AP Statistics 2.3 Statistics for Two Categorical Variables Study Notes
AP Statistics 2.3 Statistics for Two Categorical Variables Study Notes- New syllabus
AP Statistics 2.3 Statistics for Two Categorical Variables Study Notes -As per latest AP Statistics Syllabus.
LEARNING OBJECTIVE
- Graphical representations and statistics allow us to identify and represent key features of data.
Key Concepts:
- Calculate Statistics for Two Categorical Variables
- Compare Statistics for Two Categorical Variables
Calculate Statistics for Two Categorical Variables
Calculate Statistics for Two Categorical Variables
When we have two categorical variables, we summarize and analyze their relationship using:
- Counts in a two-way (contingency) table (joint frequencies)
- Marginal, joint, and conditional relative frequencies
- Measures of association for 2×2 tables: relative risk and odds ratio
- Formal inference: the chi-square test of independence (with expected counts and residuals)
- Measure of effect size: Cramér’s V
Common formulas
- Joint relative frequency: \( \text{Joint RF} = \dfrac{\text{cell count}}{n} \).
- Marginal relative frequency: \( \text{Marginal RF} = \dfrac{\text{row or column total}}{n} \).
- Conditional relative frequency: \( P(A \mid B) = \dfrac{\text{count of (A and B)}}{\text{total in category }B} \).
Example
A survey of 100 students recorded Gender (Male/Female) and whether they prefer sports (Yes/No). The observed counts:
Sports: Yes | Sports: No | Total | |
---|---|---|---|
Male | 30 | 10 | 40 |
Female | 20 | 40 | 60 |
Total | 50 | 50 | 100 |
▶️ Answer / Explanation
Step 1: Joint relative frequencies
- Male & Yes: \( \dfrac{30}{100} = 0.30 \)
- Female & No: \( \dfrac{40}{100} = 0.40 \)
Step 2: Conditional relative frequencies
- \( P(\text{Yes} \mid \text{Male}) = \dfrac{30}{40} = 0.75 \)
- \( P(\text{Yes} \mid \text{Female}) = \dfrac{20}{60} \approx 0.33 \)
Because 0.75 ≠ 0.33, the two variables are associated.
Compare Statistics for Two Categorical Variables
Compare Statistics for Two Categorical Variables
In a two-way (contingency) table, we can summarize relationships using marginal relative frequencies and conditional relative frequencies. These allow us to compare groups and determine whether the variables appear to be associated.
Marginal Relative Frequency
- Computed from the row totals or column totals of a two-way table.
- Formula: \( \text{Marginal RF} = \dfrac{\text{Row (or Column) Total}}{\text{Grand Total}} \).
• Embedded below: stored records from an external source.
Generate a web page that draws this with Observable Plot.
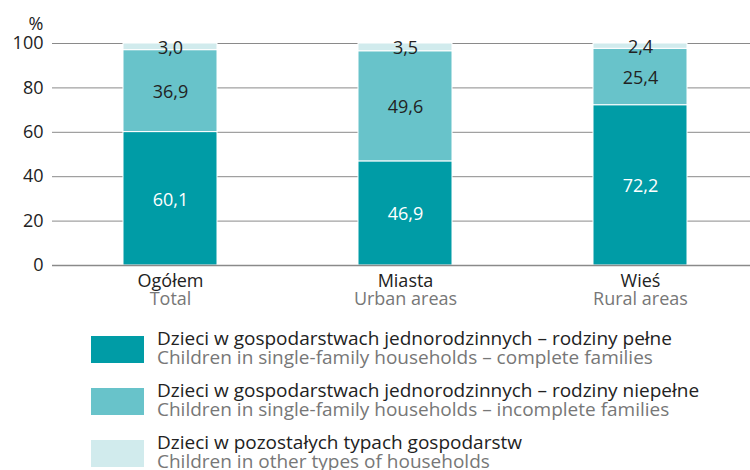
<!DOCTYPE html>
<html>
<head>
<meta charset="utf-8">
<script src="https://cdn.jsdelivr.net/npm/d3@7"></script>
<script src="https://cdn.jsdelivr.net/npm/@observablehq/plot@0.6"></script>
<style>
  body { margin: 0; background: #fff; font-family: "Open Sans", sans-serif; overflow: hidden; }
  #legend { position: relative; margin-left: 91px; margin-top: 7px; }
  .row { display: flex; align-items: flex-start; height: 52px; }
  .sw { width: 53px; height: 27px; margin-top: 7px; flex: none; }
  .txt { margin-left: 13px; font-size: 19px; line-height: 19px; white-space: nowrap; }
  .pl { color: #222; }
  .en { color: #777; }
</style>
</head>
<body>
<div id="chart"></div>
<div id="legend"></div>
<script>
const categories = ["Ogółem", "Miasta", "Wieś"];
const categoriesEn = ["Total", "Urban areas", "Rural areas"];
const seriesKeys = ["complete", "incomplete", "other"];
const seriesPl = [
  "Dzieci w gospodarstwach jednorodzinnych – rodziny pełne",
  "Dzieci w gospodarstwach jednorodzinnych – rodziny niepełne",
  "Dzieci w pozostałych typach gospodarstw"
];
const seriesEn = [
  "Children in single-family households – complete families",
  "Children in single-family households – incomplete families",
  "Children in other types of households"
];
const completeValues = [60.1, 46.9, 72.2];
const incompleteValues = [36.9, 49.6, 25.4];
const otherValues = [3.0, 3.5, 2.4];
const colors = ["#009ca6", "#68c3ca", "#d1ebed"];
const labelColors = ["#ffffff", "#222222", "#222222"];
const yTicks = [0, 20, 40, 60, 80, 100];

const valuesBySeries = [completeValues, incompleteValues, otherValues];
const data = [];
seriesKeys.forEach((s, si) => {
  categories.forEach((c, ci) => {
    data.push({cat: c, series: s, si, value: valuesBySeries[si][ci]});
  });
});

const fmt = v => v.toFixed(1).replace(".", ",");

const chart = Plot.plot({
  width: 750,
  height: 322,
  marginTop: 43,
  marginBottom: 57,
  marginLeft: 52,
  marginRight: 0,
  style: {fontFamily: "Open Sans, sans-serif", fontSize: "18px", color: "#222", background: "#fff"},
  x: {domain: categories, range: [52.5, 757.5], paddingInner: 0.6, paddingOuter: 0.3, axis: null},
  y: {domain: [0, 100], ticks: yTicks, label: null},
  color: {domain: seriesKeys, range: colors},
  marks: [
    Plot.ruleY(yTicks.filter(t => t > 0), {stroke: "#8a8a8a", strokeWidth: 1}),
    Plot.axisY({ticks: yTicks, tickSize: 0, tickPadding: 9, fontSize: 18, fill: "#222", label: null}),
    Plot.barY(data, Plot.stackY({x: "cat", y: "value", fill: "series", order: seriesKeys, stroke: "#fff", strokeWidth: 1})),
    Plot.ruleY([0], {stroke: "#8a8a8a", strokeWidth: 1.3}),
    Plot.text(data, Plot.stackY({
      x: "cat", y: "value", order: seriesKeys,
      text: d => fmt(d.value),
      fill: d => labelColors[d.si],
      dy: 1,
      fontSize: 18
    })),
    Plot.text(categories, {x: d => d, y: 0, text: d => d, dy: 9, lineAnchor: "top", fill: "#222", fontSize: 18}),
    Plot.text(categories, {x: d => d, y: 0, text: (d, i) => categoriesEn[i], dy: 27, lineAnchor: "top", fill: "#777", fontSize: 18}),
    Plot.text(["%"], {frameAnchor: "top-left", dx: -9, dy: -26, textAnchor: "end", fontSize: 18, fill: "#222"})
  ]
});
document.getElementById("chart").appendChild(chart);

const legend = document.getElementById("legend");
seriesKeys.forEach((s, i) => {
  const row = document.createElement("div");
  row.className = "row";
  row.innerHTML = `<div class="sw" style="background:${colors[i]}"></div>
    <div class="txt"><div class="pl">${seriesPl[i]}</div><div class="en">${seriesEn[i]}</div></div>`;
  legend.appendChild(row);
});
</script>
</body>
</html>
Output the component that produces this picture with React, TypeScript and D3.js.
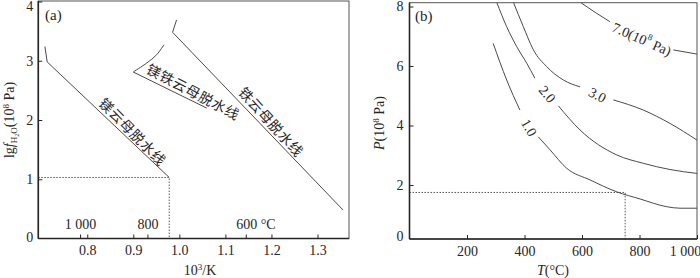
import { useEffect, useRef } from 'react'
import * as d3 from 'd3'

// panel (a): dehydration lines, x = 10^3/K, y = lg fH2O (10^8 Pa)
const mgLine: [number, number][] = [[0.708, 3.24], [0.713, 2.98], [0.978, 1.03]]
const femgHook: [number, number][] = [[0.9665, 3.27], [0.9506, 3.1], [0.929, 2.96], [0.8998, 2.81]]
const femgLine: [number, number][] = [[0.8998, 2.81], [1.0597, 2.2]]
const annLine: [number, number][] = [[0.994, 3.69], [0.9853, 3.48], [1.3556, 0.48]]
const xTicksA = [0.8, 0.9, 1.0, 1.1, 1.2, 1.3]
const yTicksA = [1, 2, 3, 4]
const tempTicksA = [1000, 800, 600]
const tempLabelsA = ['1 000', '800', '600 °C']
const cutA: [number, number] = [0.978, 1.03]

// panel (b): fH2O isopleths, x = T (°C), y = P (10^8 Pa); each split where its label sits
const iso1a: [number, number][] = [[291, 6.76], [338, 5.53], [384, 4.52]]
const iso1b: [number, number][] = [[448, 3.62], [489, 3.18], [547, 2.56], [628, 2.17], [721, 1.77], [802, 1.53], [895, 1.27], [941, 1.22], [1000, 1.22]]
const iso2a: [number, number][] = [[303, 8.15], [338, 7.32], [373, 6.65], [408, 6.09], [436, 5.59]]
const iso2b: [number, number][] = [[518, 4.66], [593, 3.85], [721, 3.01], [813, 2.73], [906, 2.52], [1000, 2.39]]
const iso3a: [number, number][] = [[361, 8.15], [396, 7.32], [431, 6.54], [477, 5.98], [535, 5.53], [593, 5.3]]
const iso3b: [number, number][] = [[709, 4.86], [813, 4.52], [906, 4.07], [1000, 3.51]]
const iso7a: [number, number][] = [[593, 8.15], [651, 7.77], [697, 7.49]]
const iso7b: [number, number][] = [[918, 6.54], [1000, 6.4]]
const isoLabels = ['1.0', '2.0', '3.0', '7.0(10']
const xTicksB = [200, 400, 600, 800, 1000]
const yTicksB = [2, 4, 6, 8]
const cutB: [number, number] = [750, 1.75]

export default function App() {
  const svgRef = useRef<SVGSVGElement>(null)

  useEffect(() => {
    const svg = d3.select(svgRef.current)
    svg.selectAll('*').remove()
    const serif = '"Liberation Serif", "Times New Roman", serif'
    const cjk = '"Noto Sans CJK SC", sans-serif'
    const ink = '#262626'
    const lineInk = '#4a4a4a'

    // ---------- panel (a)
    const xA = d3.scaleLinear([0.6937, 1.3684], [38.3, 349])
    const yA = d3.scaleLinear([0, 4], [238.5, 1.5])
    const gA = svg.append('g')

    gA.append('rect')
      .attr('x', xA.range()[0]).attr('y', 1)
      .attr('width', xA.range()[1] - xA.range()[0]).attr('height', yA(0) - 1)
      .attr('fill', 'none').attr('stroke', '#555').attr('stroke-width', 1)

    const axA = gA.append('g')
      .attr('transform', `translate(0,${yA(0)})`)
      .call(d3.axisBottom(xA).tickValues(xTicksA).tickSizeInner(-4).tickSizeOuter(0).tickPadding(7).tickFormat(d3.format('.1f')))
    const ayA = gA.append('g')
      .attr('transform', `translate(${xA.range()[0]},0)`)
      .call(d3.axisLeft(yA).tickValues(yTicksA).tickSizeInner(-4).tickSizeOuter(0).tickPadding(5).tickFormat(d3.format('d')))
    ayA.selectAll('.tick text').filter((d: any) => d === 4).attr('dy', '0.65em')
    gA.append('text').text('0')
      .attr('x', xA.range()[0] - 5).attr('y', yA(0) + 3)
      .attr('text-anchor', 'end').attr('font-family', serif).attr('font-size', 14).attr('fill', ink)

    // temperature ticks inside the bottom axis
    tempTicksA.forEach((t, i) => {
      const x = xA(1000 / (t + 273.15))
      gA.append('line')
        .attr('x1', x).attr('x2', x).attr('y1', yA(0)).attr('y2', yA(0) - 4)
        .attr('stroke', ink)
      gA.append('text').text(tempLabelsA[i])
        .attr('x', i === 2 ? x - 10 : x).attr('y', 229)
        .attr('text-anchor', i === 2 ? 'start' : 'middle')
        .attr('font-family', serif).attr('font-size', 14).attr('fill', ink)
    })

    // cut-off dotted lines
    gA.append('path')
      .attr('d', `M${xA.range()[0]},${yA(cutA[1])}H${xA(cutA[0])}V${yA(0)}`)
      .attr('fill', 'none').attr('stroke', '#555').attr('stroke-dasharray', '1.5,1.5')

    const lineA = d3.line<[number, number]>().x(d => xA(d[0])).y(d => yA(d[1]))
    ;[mgLine, femgLine, annLine].forEach(pts => {
      gA.append('path').attr('d', lineA(pts)).attr('fill', 'none').attr('stroke', lineInk).attr('stroke-width', 1)
    })
    gA.append('path').attr('d', lineA.curve(d3.curveCatmullRom)(femgHook))
      .attr('fill', 'none').attr('stroke', lineInk).attr('stroke-width', 1)

    const cjkLabels: [string, number, number, number][] = [
      ['镁云母脱水线', 0.8996, 1.81, 45.3],
      ['镁铁云母脱水线', 1.0309, 2.486, 27.9],
      ['铁云母脱水线', 1.2002, 1.975, 47.7]
    ]
    cjkLabels.forEach(([t, x, y, a]) => {
      gA.append('text').text(t)
        .attr('transform', `translate(${xA(x)},${yA(y)}) rotate(${a})`)
        .attr('text-anchor', 'middle').attr('dominant-baseline', 'central')
        .attr('font-family', cjk).attr('font-size', 14).attr('letter-spacing', 0.7).attr('fill', ink)
    })

    gA.append('text').text('(a)').attr('x', 45).attr('y', 20)
      .attr('font-family', serif).attr('font-size', 15).attr('fill', ink)

    const tA = gA.append('text').attr('transform', 'translate(14,120) rotate(-90)')
      .attr('text-anchor', 'middle').attr('font-family', serif).attr('font-size', 14).attr('fill', ink)
    tA.append('tspan').text('lg')
    tA.append('tspan').text('f').attr('font-style', 'italic')
    tA.append('tspan').text('H').attr('font-size', 9).attr('dy', 3)
    tA.append('tspan').text('2').attr('font-size', 6).attr('dy', 1.5)
    tA.append('tspan').text('O').attr('font-size', 9).attr('dy', -1.5)
    tA.append('tspan').text('(10').attr('dy', -3)
    tA.append('tspan').text('8').attr('font-size', 9).attr('dy', -5)
    tA.append('tspan').text(' Pa)').attr('dy', 5)

    const xtA = gA.append('text').attr('x', 200).attr('y', 275)
      .attr('text-anchor', 'middle').attr('font-family', serif).attr('font-size', 14).attr('fill', ink)
    xtA.append('tspan').text('10')
    xtA.append('tspan').text('3').attr('font-size', 9).attr('dy', -5)
    xtA.append('tspan').text('/K').attr('dy', 5)

    // ---------- panel (b)
    const xB = d3.scaleLinear([0, 1000], [409.5, 697])
    const yB = d3.scaleLinear([0, 8], [244.5, 6.5])
    const bottomB = 239
    const topB = 2.7
    const gB = svg.append('g')

    gB.append('defs').append('clipPath').attr('id', 'clipB')
      .append('rect').attr('x', xB(0)).attr('y', topB).attr('width', xB(1000) - xB(0)).attr('height', bottomB - topB)

    gB.append('rect')
      .attr('x', xB(0)).attr('y', topB)
      .attr('width', xB(1000) - xB(0)).attr('height', bottomB - topB)
      .attr('fill', 'none').attr('stroke', '#555').attr('stroke-width', 1)

    const axB = gB.append('g')
      .attr('transform', `translate(0,${bottomB})`)
      .call(d3.axisBottom(xB).tickValues(xTicksB).tickSizeInner(-4).tickSizeOuter(0).tickPadding(7)
        .tickFormat((d: any) => (d === 1000 ? '1 000' : String(d))))
    axB.selectAll('.tick text').filter((d: any) => d === 1000).attr('dx', -12)
    gB.append('g')
      .attr('transform', `translate(${xB(0)},0)`)
      .call(d3.axisLeft(yB).tickValues(yTicksB).tickSizeInner(-4).tickSizeOuter(0).tickPadding(6).tickFormat(d3.format('d')))
    gB.append('text').text('0')
      .attr('x', xB(0) - 6).attr('y', bottomB + 2)
      .attr('text-anchor', 'end').attr('font-family', serif).attr('font-size', 14).attr('fill', ink)

    gB.append('path')
      .attr('d', `M${xB(0)},${yB(cutB[1])}H${xB(cutB[0])}V${bottomB}`)
      .attr('fill', 'none').attr('stroke', '#555').attr('stroke-dasharray', '1.5,1.5')

    const lineB = d3.line<[number, number]>().x(d => xB(d[0])).y(d => yB(d[1])).curve(d3.curveMonotoneX)
    const curves = gB.append('g').attr('clip-path', 'url(#clipB)')
    ;[iso1a, iso1b, iso2a, iso2b, iso3a, iso3b, iso7a, iso7b].forEach(pts => {
      curves.append('path').attr('d', lineB(pts)).attr('fill', 'none').attr('stroke', lineInk).attr('stroke-width', 1)
    })

    const labelPos: [number, number, number][] = [[416, 3.93, 60], [480, 5.06, 50], [654, 5.03, 28], [808, 6.91, 24]]
    isoLabels.forEach((t, i) => {
      const [x, y, a] = labelPos[i]
      const tx = gB.append('text')
        .attr('transform', `translate(${xB(x)},${yB(y)}) rotate(${a})`)
        .attr('text-anchor', 'middle').attr('dominant-baseline', 'central')
        .attr('font-family', serif).attr('font-size', 14).attr('fill', ink)
      tx.append('tspan').text(t)
      if (i === 3) {
        tx.append('tspan').text('8').attr('font-size', 9).attr('dy', -5)
        tx.append('tspan').text(' Pa)').attr('dy', 5)
      }
    })

    gB.append('text').text('(b)').attr('x', 415).attr('y', 21)
      .attr('font-family', serif).attr('font-size', 15).attr('fill', ink)

    const tB = gB.append('text').attr('transform', 'translate(384,123) rotate(-90)')
      .attr('text-anchor', 'middle').attr('font-family', serif).attr('font-size', 14).attr('fill', ink)
    tB.append('tspan').text('P').attr('font-style', 'italic')
    tB.append('tspan').text('(10')
    tB.append('tspan').text('8').attr('font-size', 9).attr('dy', -5)
    tB.append('tspan').text(' Pa)').attr('dy', 5)

    const xtB = gB.append('text').attr('x', 553).attr('y', 275)
      .attr('text-anchor', 'middle').attr('font-family', serif).attr('font-size', 14).attr('fill', ink)
    xtB.append('tspan').text('T').attr('font-style', 'italic')
    xtB.append('tspan').text('(°C)')

    // shared axis styling
    svg.selectAll('.domain').remove()
    svg.selectAll('.tick line').attr('stroke', ink)
    svg.selectAll('.tick text').attr('font-family', serif).attr('font-size', 14).attr('fill', ink)
    // heavier left/bottom axis lines
    ;[[xA.range()[0], yA(0), xA.range()[1], yA(0)], [xA.range()[0], 1, xA.range()[0], yA(0)],
      [xB(0), bottomB, xB(1000), bottomB], [xB(0), topB, xB(0), bottomB]].forEach(([x1, y1, x2, y2]) => {
      svg.append('line').attr('x1', x1).attr('y1', y1).attr('x2', x2).attr('y2', y2)
        .attr('stroke', ink).attr('stroke-width', 1.6)
    })
  }, [])

  return (
    <div style={{ position: 'absolute', left: 0, top: 0 }}>
      <svg ref={svgRef} width={700} height={278} style={{ display: 'block', background: '#fff' }} />
    </div>
  )
}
- Represents the overall distribution of one variable regardless of the other variable.
Conditional Relative Frequency
- Calculated within a specific row or column.
- Formula: \( P(A \mid B) = \dfrac{\text{Cell Count for (A and B)}}{\text{Row or Column Total for } B} \).
- Represents the distribution of one variable given a category of the other variable.
Comparison
- Marginal RF gives overall proportions (ignores the second variable).
- Conditional RF compares groups within categories (helps identify possible association).
- If conditional RFs are very different across groups, the variables are likely associated.
Example
A survey of 120 students recorded Class Level (Freshman/Senior) and whether they prefer pop music (Yes/No). Results are shown:
Pop: Yes | Pop: No | Total | |
---|---|---|---|
Freshman | 40 | 20 | 60 |
Senior | 15 | 45 | 60 |
Total | 55 | 65 | 120 |
▶️ Answer / Explanation
Step 1: Marginal Relative Frequencies
- Freshmen: \( \dfrac{60}{120} = 0.50 \).
- Seniors: \( \dfrac{60}{120} = 0.50 \).
- Pop Yes: \( \dfrac{55}{120} \approx 0.458 \).
- Pop No: \( \dfrac{65}{120} \approx 0.542 \).
Step 2: Conditional Relative Frequencies
- Among Freshmen: \( P(\text{Yes} \mid \text{Freshman}) = \dfrac{40}{60} \approx 0.667 \).
- Among Seniors: \( P(\text{Yes} \mid \text{Senior}) = \dfrac{15}{60} = 0.25 \).
Step 3: Interpretation
The marginal RFs show that 45.8% of students overall prefer pop. But conditional RFs show a much higher proportion of Freshmen (≈66.7%) than Seniors (25%). Since these proportions differ substantially, music preference appears to be associated with class level.